* [EXERCISE DIRECTIONS] Could the lines from the start of the data through the line with "import plotly.graph_objects as go" be set down exactly, with no pictures among them?

* [SUPPLIED MATERIAL]
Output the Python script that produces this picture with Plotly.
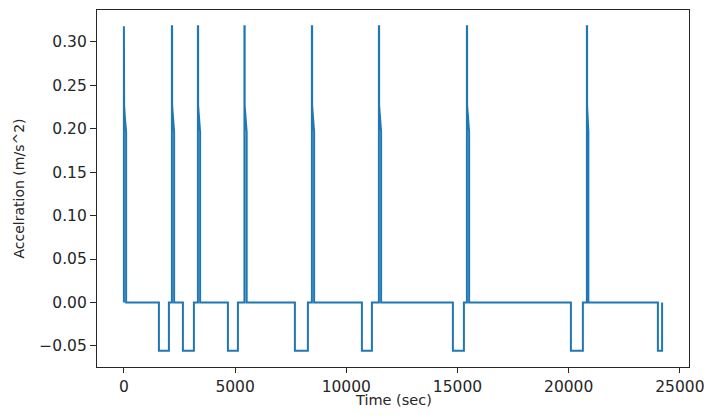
import plotly.graph_objects as go

# Time (sec) and acceleration (m/s^2), one cycle per line
time_sec = [
    0, 0, 10, 10, 40, 70, 100, 100,
    1574, 1574, 2023, 2023,
    2158, 2158, 2168, 2168, 2198, 2228, 2258, 2258,
    2653, 2653, 3147, 3147,
    3327, 3327, 3337, 3337, 3367, 3397, 3427, 3427,
    4676, 4676, 5126, 5126,
    5420, 5420, 5430, 5430, 5460, 5490, 5520, 5520,
    7689, 7689, 8273, 8273,
    8453, 8453, 8463, 8463, 8493, 8523, 8553, 8553,
    10701, 10701, 11151, 11151,
    11466, 11466, 11476, 11476, 11506, 11536, 11566, 11566,
    14793, 14793, 15288, 15288,
    15423, 15423, 15433, 15433, 15463, 15493, 15523, 15523,
    20099, 20099, 20638, 20638,
    20818, 20818, 20828, 20828, 20850, 20870, 20885, 20885,
    24011, 24011, 24200, 24200,
]
accel = [
    0.0, 0.318, 0.318, 0.227, 0.214, 0.203, 0.196, 0.0,
    0.0, -0.0556, -0.0556, 0.0,
    0.0, 0.318, 0.318, 0.227, 0.214, 0.203, 0.196, 0.0,
    0.0, -0.0556, -0.0556, 0.0,
    0.0, 0.318, 0.318, 0.227, 0.214, 0.203, 0.196, 0.0,
    0.0, -0.0556, -0.0556, 0.0,
    0.0, 0.318, 0.318, 0.227, 0.214, 0.203, 0.196, 0.0,
    0.0, -0.0556, -0.0556, 0.0,
    0.0, 0.318, 0.318, 0.227, 0.214, 0.203, 0.196, 0.0,
    0.0, -0.0556, -0.0556, 0.0,
    0.0, 0.318, 0.318, 0.227, 0.214, 0.203, 0.196, 0.0,
    0.0, -0.0556, -0.0556, 0.0,
    0.0, 0.318, 0.318, 0.227, 0.214, 0.203, 0.196, 0.0,
    0.0, -0.0556, -0.0556, 0.0,
    0.0, 0.318, 0.318, 0.227, 0.214, 0.203, 0.196, 0.0,
    0.0, -0.0556, -0.0556, 0.0,
]

x_ticks = [0, 5000, 10000, 15000, 20000, 25000]
y_ticks = [-0.05, 0.00, 0.05, 0.10, 0.15, 0.20, 0.25, 0.30]
x_title = "Time (sec)"
y_title = "Accelration (m/s^2)"

fig = go.Figure()
fig.add_trace(go.Scatter(
    x=time_sec, y=accel, mode="lines",
    line=dict(color="#1f77b4", width=2),
    showlegend=False, hoverinfo="skip",
))

axis_common = dict(
    showgrid=False, zeroline=False, showline=True, mirror=True,
    linecolor="#262626", linewidth=1.2, ticks="outside",
    tickcolor="#262626", tickwidth=1.2,
    tickfont=dict(family="DejaVu Sans", size=15.5, color="#262626"),
    automargin=False,
)

fig.update_xaxes(range=[-1210, 25410], tickvals=x_ticks, tickformat="d", ticklen=5, **axis_common)
fig.update_yaxes(range=[-0.0743, 0.3367], tickvals=y_ticks, tickformat=".2f", ticklen=6, **axis_common)

title_font = dict(family="DejaVu Sans", size=14.5, color="#262626")
fig.add_annotation(text=x_title, xref="paper", yref="paper", x=0.5, y=-0.0924,
                   xanchor="center", yanchor="middle", showarrow=False, font=title_font)
fig.add_annotation(text=y_title, xref="paper", yref="paper", x=-0.1318, y=0.5,
                   textangle=-90, xanchor="center", yanchor="middle", showarrow=False,
                   font=dict(family="DejaVu Sans", size=14, color="#262626"))

# page body has an 8px default margin, so the figure sits at (8, 8)
fig.update_layout(
    width=716, height=418,
    margin=dict(l=89, r=35, t=2, b=59),
    plot_bgcolor="white", paper_bgcolor="white",
)

fig.write_html("out.html")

* [RESULT BELOW]
Output the Python script that produces this picture with Plotly.
import plotly.graph_objects as go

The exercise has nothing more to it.